同条例の特長の一つとして、「二次的被害」について規定していることが挙げられる。同条例においては、「二次的被害」を「犯罪等による直接的な被害を受けた後に、周囲の無理解や心ない言動、インターネットを通じて行われる誹謗中傷、報道機関による過剰な取材等により、犯罪被害者等が受ける精神的な苦痛、身体の不調、私生活の平穏の侵害、経済的な損失等の被害」と定義し、県民や事業者の責務として「二次的被害が生じることのないよう十分配慮する」ことを求めるとともに、県民の理解の増進や人材の育成等において、二次的被害の防止等に係る必要な施策を講じる旨を定めている。

また、市町村等との連携・協力について規定していることも同条例の特長であり、大分県では、犯罪行為により死亡又は重傷病という被害を受けた犯罪被害者等に対して市町村が支給する見舞金について、その支給額の半額を補助する施策を実施している。

大分県では、誰もが安心して暮らすことができる社会の実現のため、同条例をいかし、市町村や関係機関・団体と一体となって、犯罪被害者等の支援に取り組んでいくこととしている。

【名古屋市】

基本法の施行以降、国による犯罪被害者等のための施策は着実に進展しており、名古屋市においても、関係機関等と連携し、一定の支援に取り組んできたが、犯罪被害者等が抱える様々な問題の全てを解決できたわけではなかった。

そこで、名古屋市では、犯罪被害者等の権利利益の保護が図られる社会の実現に向けて更に一歩踏み出す必要があると考え、市としての明確な方針を定め、犯罪被害者等の視点に立った施策を講ずるため、名古屋市犯罪被害者等支援条例を制定した。

同条例は、関係機関や有識者等から成る検討懇談会における検討等を経て、30年3月に成立し、同年4月から施行された。

同条例では、基本理念として二次的被害の防止を、市の責務として犯罪被害者等の支援を行う人材の確保及び育成を、それぞれ掲げている。

また、支援金の支給等、犯罪被害者等の経済的負担を軽減するための施策について規定しており、これに基づき、犯罪行為により死亡又は重傷病等の被害(強制性交等罪及び監護者性交等罪の被害を含む。
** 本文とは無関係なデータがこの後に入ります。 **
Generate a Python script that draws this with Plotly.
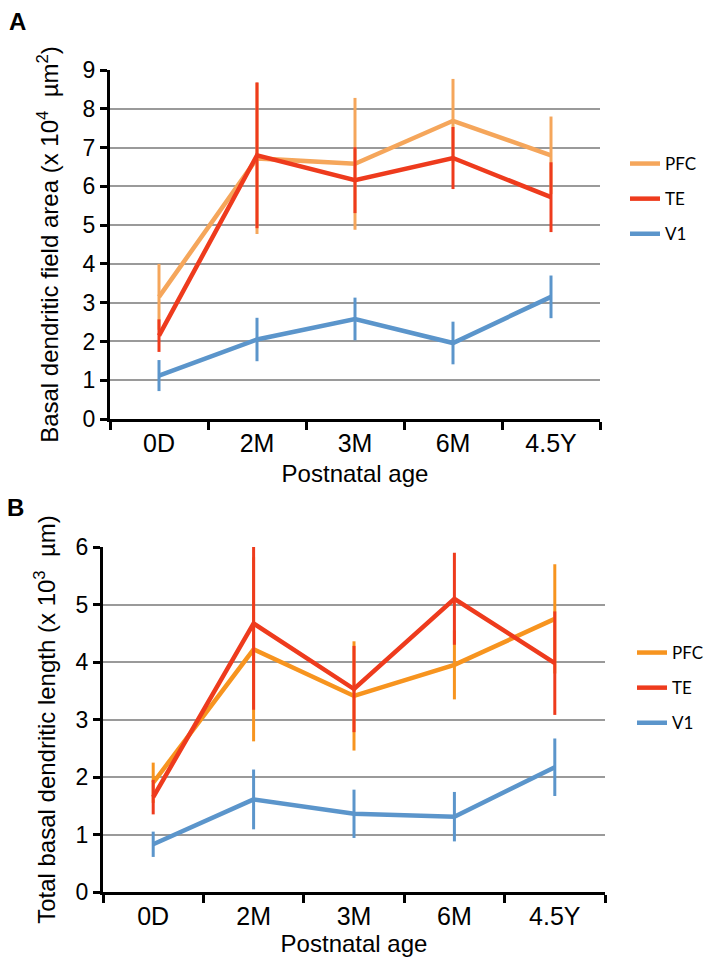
import plotly.graph_objects as go

ages = ["0D", "2M", "3M", "6M", "4.5Y"]
series_names = ["PFC", "TE", "V1"]

# Panel A: basal dendritic field area (x 10^4 um^2)
area_pfc = [3.15, 6.72, 6.58, 7.69, 6.80]
area_pfc_err = [0.85, 1.95, 1.70, 1.08, 1.00]
area_te = [2.15, 6.80, 6.16, 6.73, 5.72]
area_te_err = [0.42, 1.88, 0.85, 0.80, 0.90]
area_v1 = [1.12, 2.05, 2.58, 1.96, 3.15]
area_v1_err = [0.40, 0.56, 0.55, 0.55, 0.55]

# Panel B: total basal dendritic length (x 10^3 um)
len_pfc = [1.90, 4.22, 3.41, 3.95, 4.75]
len_pfc_err = [0.35, 1.60, 0.95, 0.60, 0.95]
len_te = [1.65, 4.67, 3.53, 5.10, 3.98]
len_te_err = [0.30, 1.50, 0.75, 0.80, 0.90]
len_v1 = [0.83, 1.61, 1.36, 1.31, 2.17]
len_v1_err = [0.22, 0.52, 0.42, 0.43, 0.50]

colors_a = {"PFC": "#F5A65B", "TE": "#EE3B1D", "V1": "#5B95CB"}
colors_b = {"PFC": "#F7941F", "TE": "#EE3B1D", "V1": "#5B95CB"}

W, H = 708, 968


def px(xs):
    return xs / W


def py(ys):
    return (H - ys) / H


fig = go.Figure()


def add(name, vals, errs, color, xa, ya, legend, grp):
    fig.add_trace(go.Scatter(
        x=ages, y=vals, name=name, mode="lines",
        line=dict(color=color, width=4.5),
        error_y=dict(type="data", array=errs, visible=True, color=color,
                     thickness=3, width=0),
        xaxis=xa, yaxis=ya, legend=legend, legendgroup=grp,
    ))


for name, v, e in zip(series_names, [area_pfc, area_te, area_v1],
                      [area_pfc_err, area_te_err, area_v1_err]):
    add(name, v, e, colors_a[name], "x", "y", "legend", "a" + name)
for name, v, e in zip(series_names, [len_pfc, len_te, len_v1],
                      [len_pfc_err, len_te_err, len_v1_err]):
    add(name, v, e, colors_b[name], "x2", "y2", "legend2", "b" + name)

font_fam = "Liberation Sans, Arial, sans-serif"
xcommon = dict(type="category", range=[-0.5, 4.5], showline=True, linecolor="black",
               linewidth=3, ticks="outside", ticklen=8, tickwidth=3, tickcolor="black",
               tickson="boundaries", showgrid=False, zeroline=False, automargin=False,
               tickfont=dict(size=25, color="black", family=font_fam))
ycommon = dict(showline=True, linecolor="black", linewidth=3, ticks="outside",
               ticklen=7, tickwidth=3, tickcolor="black", dtick=1, automargin=False,
               showgrid=True, gridcolor="#9a9a9a", gridwidth=2, zeroline=False,
               tickfont=dict(size=23, color="black", family=font_fam))
title_font = dict(size=24, color="black", family=font_fam)
legfont = dict(size=17, color="black", family="Lato, sans-serif")

fig.update_layout(
    width=W, height=H, margin=dict(l=0, r=0, t=0, b=0, autoexpand=False),
    paper_bgcolor="white", plot_bgcolor="white", font=dict(family=font_fam),
    xaxis=dict(domain=[px(110), px(600)], anchor="y",
               title=dict(text="Postnatal age", font=title_font, standoff=10), **xcommon),
    yaxis=dict(domain=[py(419), py(70)], anchor="x", range=[0, 9],
               title=dict(text="Basal dendritic field area (x 10<sup>4</sup>  µm<sup>2</sup>)",
                          font=title_font, standoff=18),
               **ycommon),
    xaxis2=dict(domain=[px(103), px(605)], anchor="y2",
                title=dict(text="Postnatal age", font=title_font, standoff=4), **xcommon),
    yaxis2=dict(domain=[py(892), py(547)], anchor="x2", range=[0, 6],
                title=dict(text="Total basal dendritic length (x 10<sup>3</sup>  µm)",
                           font=title_font, standoff=14),
                **ycommon),
    legend=dict(x=px(625), y=py(146), xanchor="left", yanchor="top", font=legfont,
                tracegroupgap=10, bgcolor="rgba(0,0,0,0)"),
    legend2=dict(x=px(632), y=py(635), xanchor="left", yanchor="top", font=legfont,
                 tracegroupgap=10, bgcolor="rgba(0,0,0,0)"),
    annotations=[
        dict(text="<b>A</b>", x=px(7), y=py(21), xref="paper", yref="paper",
             xanchor="left", yanchor="middle", showarrow=False,
             font=dict(size=24, color="black", family=font_fam)),
        dict(text="<b>B</b>", x=px(5), y=py(508), xref="paper", yref="paper",
             xanchor="left", yanchor="middle", showarrow=False,
             font=dict(size=24, color="black", family=font_fam)),
    ],
)

fig.write_html("out.html", config={"displayModeBar": False},
               post_script="document.body.style.margin='0';document.body.style.overflow='hidden';")
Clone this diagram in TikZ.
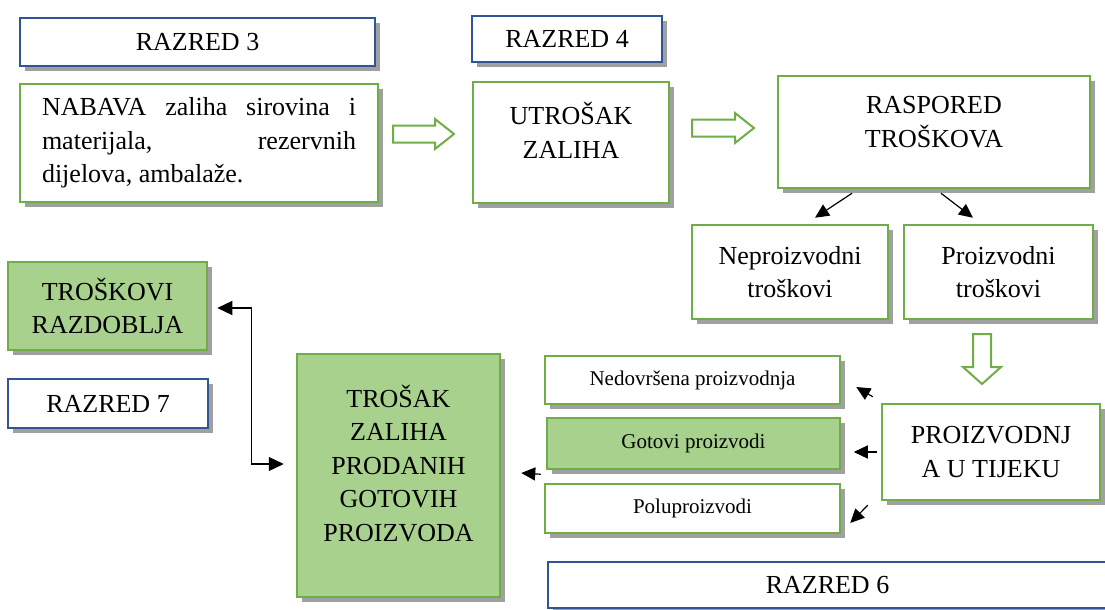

)を受けた犯罪被害者等に対する支援金や、遺族が損害賠償請求権に基づく賠償を受けられない場合の見舞金を同年度から支給することとしている。

また、日常生活支援として、家事・育児等に関する支援や犯罪被害者等の自宅へ食事を配達する配食サービスを同年7月から開始することとしている。

名古屋市では、同条例によって犯罪被害者等が真に必要とする施策を実施することで、より一層、犯罪被害者等の心に寄り添い、支え、犯罪被害者等が適切な支援を受けられるよう、取り組んでいくこととしている。